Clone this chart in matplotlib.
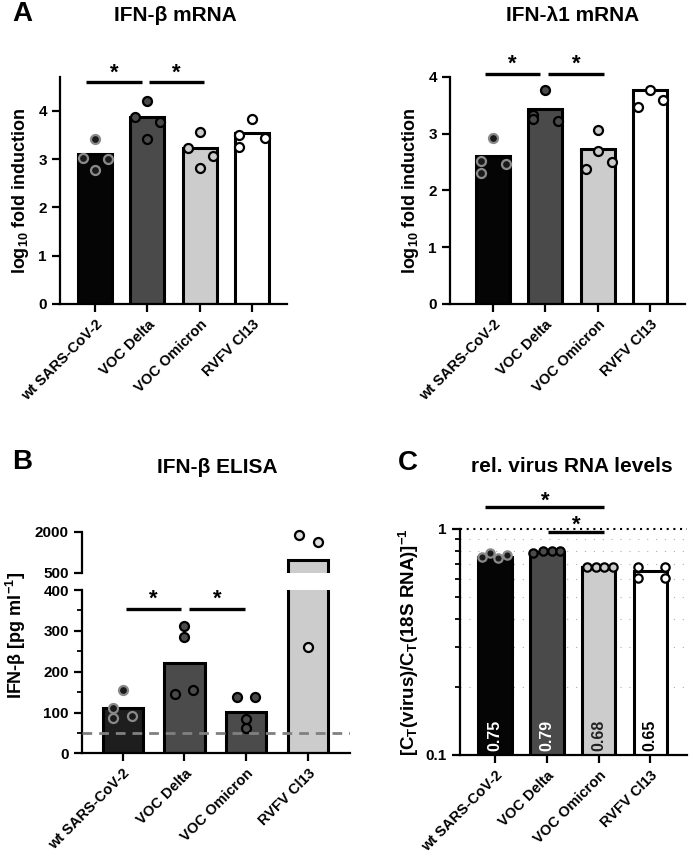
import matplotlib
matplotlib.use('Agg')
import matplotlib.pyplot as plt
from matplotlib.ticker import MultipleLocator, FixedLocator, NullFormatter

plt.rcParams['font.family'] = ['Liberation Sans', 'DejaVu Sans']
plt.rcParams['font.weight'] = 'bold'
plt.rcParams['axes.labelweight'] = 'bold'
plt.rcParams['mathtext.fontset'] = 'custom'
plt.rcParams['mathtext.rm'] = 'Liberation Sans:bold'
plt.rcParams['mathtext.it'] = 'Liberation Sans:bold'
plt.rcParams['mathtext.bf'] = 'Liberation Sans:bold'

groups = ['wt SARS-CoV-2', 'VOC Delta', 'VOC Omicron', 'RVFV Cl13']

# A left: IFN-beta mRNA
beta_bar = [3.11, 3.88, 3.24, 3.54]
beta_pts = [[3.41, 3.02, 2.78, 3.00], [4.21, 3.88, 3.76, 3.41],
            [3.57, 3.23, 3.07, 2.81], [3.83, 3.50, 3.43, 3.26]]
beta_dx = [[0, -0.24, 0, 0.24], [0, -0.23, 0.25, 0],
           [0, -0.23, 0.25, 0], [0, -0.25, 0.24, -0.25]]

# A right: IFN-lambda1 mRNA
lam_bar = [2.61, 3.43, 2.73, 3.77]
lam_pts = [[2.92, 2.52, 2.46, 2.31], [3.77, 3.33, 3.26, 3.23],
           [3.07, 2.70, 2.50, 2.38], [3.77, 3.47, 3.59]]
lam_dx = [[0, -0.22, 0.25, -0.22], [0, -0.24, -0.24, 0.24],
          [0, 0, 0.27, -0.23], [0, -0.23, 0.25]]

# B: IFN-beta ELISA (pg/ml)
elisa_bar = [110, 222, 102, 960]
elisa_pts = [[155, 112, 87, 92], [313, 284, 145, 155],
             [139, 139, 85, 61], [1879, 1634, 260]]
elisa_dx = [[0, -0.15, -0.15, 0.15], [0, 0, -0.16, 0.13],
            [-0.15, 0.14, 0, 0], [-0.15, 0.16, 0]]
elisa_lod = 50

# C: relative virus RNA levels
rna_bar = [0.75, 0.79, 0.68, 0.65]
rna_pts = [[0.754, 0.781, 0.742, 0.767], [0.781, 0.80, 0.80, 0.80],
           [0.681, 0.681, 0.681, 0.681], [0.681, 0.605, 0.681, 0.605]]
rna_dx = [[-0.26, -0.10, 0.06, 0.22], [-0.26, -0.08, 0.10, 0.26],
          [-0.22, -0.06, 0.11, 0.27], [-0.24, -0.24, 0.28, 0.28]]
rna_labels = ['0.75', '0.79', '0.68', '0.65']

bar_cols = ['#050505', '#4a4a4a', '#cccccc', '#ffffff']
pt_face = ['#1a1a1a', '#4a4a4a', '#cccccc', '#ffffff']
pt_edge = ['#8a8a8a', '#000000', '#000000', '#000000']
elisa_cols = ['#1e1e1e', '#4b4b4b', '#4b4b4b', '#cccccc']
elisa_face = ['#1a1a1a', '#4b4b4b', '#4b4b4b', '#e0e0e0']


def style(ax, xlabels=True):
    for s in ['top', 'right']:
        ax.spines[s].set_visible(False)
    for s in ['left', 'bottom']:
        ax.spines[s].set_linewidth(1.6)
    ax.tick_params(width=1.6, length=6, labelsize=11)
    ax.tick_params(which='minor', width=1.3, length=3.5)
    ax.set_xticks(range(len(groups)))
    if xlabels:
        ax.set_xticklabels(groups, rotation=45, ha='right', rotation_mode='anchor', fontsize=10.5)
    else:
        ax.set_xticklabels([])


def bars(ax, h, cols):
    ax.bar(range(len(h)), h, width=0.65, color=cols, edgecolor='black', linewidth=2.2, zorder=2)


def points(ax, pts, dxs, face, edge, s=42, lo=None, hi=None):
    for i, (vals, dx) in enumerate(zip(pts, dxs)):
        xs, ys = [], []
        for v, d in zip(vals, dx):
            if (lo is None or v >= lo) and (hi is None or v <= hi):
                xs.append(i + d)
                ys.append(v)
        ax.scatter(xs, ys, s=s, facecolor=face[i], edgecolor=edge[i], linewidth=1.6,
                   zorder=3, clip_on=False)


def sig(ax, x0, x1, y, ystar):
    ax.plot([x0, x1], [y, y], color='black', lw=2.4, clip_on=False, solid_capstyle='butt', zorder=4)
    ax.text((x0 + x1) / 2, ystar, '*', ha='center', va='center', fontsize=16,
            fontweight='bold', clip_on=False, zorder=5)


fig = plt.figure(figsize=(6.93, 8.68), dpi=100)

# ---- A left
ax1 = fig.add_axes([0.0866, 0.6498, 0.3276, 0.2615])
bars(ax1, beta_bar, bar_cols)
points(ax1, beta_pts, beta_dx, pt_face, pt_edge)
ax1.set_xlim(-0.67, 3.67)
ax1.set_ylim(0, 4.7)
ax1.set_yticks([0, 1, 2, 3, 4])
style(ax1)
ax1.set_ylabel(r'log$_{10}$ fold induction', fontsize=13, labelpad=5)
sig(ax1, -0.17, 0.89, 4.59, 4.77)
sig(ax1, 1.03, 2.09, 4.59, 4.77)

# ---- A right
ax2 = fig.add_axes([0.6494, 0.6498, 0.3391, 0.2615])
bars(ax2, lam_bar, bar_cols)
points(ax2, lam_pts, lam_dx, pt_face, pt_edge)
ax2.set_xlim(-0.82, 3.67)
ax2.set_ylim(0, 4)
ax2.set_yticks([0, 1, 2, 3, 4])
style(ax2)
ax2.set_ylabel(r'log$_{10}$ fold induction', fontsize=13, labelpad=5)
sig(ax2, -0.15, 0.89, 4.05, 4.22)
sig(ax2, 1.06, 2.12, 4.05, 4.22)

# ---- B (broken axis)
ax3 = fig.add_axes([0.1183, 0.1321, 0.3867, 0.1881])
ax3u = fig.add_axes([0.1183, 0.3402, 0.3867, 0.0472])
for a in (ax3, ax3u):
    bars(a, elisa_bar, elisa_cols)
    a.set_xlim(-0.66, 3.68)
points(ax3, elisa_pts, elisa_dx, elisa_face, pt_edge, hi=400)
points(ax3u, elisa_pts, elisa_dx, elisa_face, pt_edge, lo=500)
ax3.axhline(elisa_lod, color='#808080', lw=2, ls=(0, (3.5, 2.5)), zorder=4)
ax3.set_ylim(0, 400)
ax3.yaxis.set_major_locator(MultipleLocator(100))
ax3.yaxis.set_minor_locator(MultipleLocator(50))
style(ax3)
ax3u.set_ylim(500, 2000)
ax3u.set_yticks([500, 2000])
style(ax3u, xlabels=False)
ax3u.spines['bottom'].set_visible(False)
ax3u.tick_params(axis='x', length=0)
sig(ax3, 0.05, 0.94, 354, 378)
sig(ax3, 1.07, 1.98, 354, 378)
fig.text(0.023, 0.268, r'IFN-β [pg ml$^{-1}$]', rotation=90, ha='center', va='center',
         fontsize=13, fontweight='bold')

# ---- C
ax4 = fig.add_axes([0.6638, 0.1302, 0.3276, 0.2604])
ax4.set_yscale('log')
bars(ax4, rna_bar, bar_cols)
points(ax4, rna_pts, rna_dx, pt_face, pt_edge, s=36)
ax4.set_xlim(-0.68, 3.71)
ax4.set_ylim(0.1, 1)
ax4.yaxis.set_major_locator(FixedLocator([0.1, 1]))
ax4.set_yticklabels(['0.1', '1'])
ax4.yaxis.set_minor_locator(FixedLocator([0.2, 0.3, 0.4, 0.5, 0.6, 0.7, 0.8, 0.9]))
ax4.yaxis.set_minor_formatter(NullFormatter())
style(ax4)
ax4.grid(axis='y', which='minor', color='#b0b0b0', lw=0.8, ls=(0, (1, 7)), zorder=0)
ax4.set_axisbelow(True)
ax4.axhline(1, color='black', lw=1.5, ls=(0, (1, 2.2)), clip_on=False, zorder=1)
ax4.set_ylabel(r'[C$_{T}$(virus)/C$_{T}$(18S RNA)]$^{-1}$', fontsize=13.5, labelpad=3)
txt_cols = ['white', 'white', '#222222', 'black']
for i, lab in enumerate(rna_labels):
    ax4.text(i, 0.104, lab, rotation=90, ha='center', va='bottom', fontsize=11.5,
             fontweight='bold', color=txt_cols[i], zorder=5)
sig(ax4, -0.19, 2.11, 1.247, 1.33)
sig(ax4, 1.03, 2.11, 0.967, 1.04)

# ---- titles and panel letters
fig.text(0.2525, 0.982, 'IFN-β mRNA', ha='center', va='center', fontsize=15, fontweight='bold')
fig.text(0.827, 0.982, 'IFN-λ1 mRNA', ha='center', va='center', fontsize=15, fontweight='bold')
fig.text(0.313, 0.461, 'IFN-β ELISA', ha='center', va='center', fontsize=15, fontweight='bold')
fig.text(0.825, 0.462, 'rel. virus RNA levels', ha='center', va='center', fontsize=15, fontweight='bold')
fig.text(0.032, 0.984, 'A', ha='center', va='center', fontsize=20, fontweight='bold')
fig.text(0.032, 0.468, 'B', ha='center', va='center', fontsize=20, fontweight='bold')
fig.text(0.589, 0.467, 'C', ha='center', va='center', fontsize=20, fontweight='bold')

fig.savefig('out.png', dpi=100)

■ **Stated task**
Find all lines with "matplotlib" in them and copy each one.

■ **Result**
Clone this chart in matplotlib.
import matplotlib
matplotlib.use('Agg')
import matplotlib.pyplot as plt
from matplotlib.ticker import MultipleLocator, FixedLocator, NullFormatter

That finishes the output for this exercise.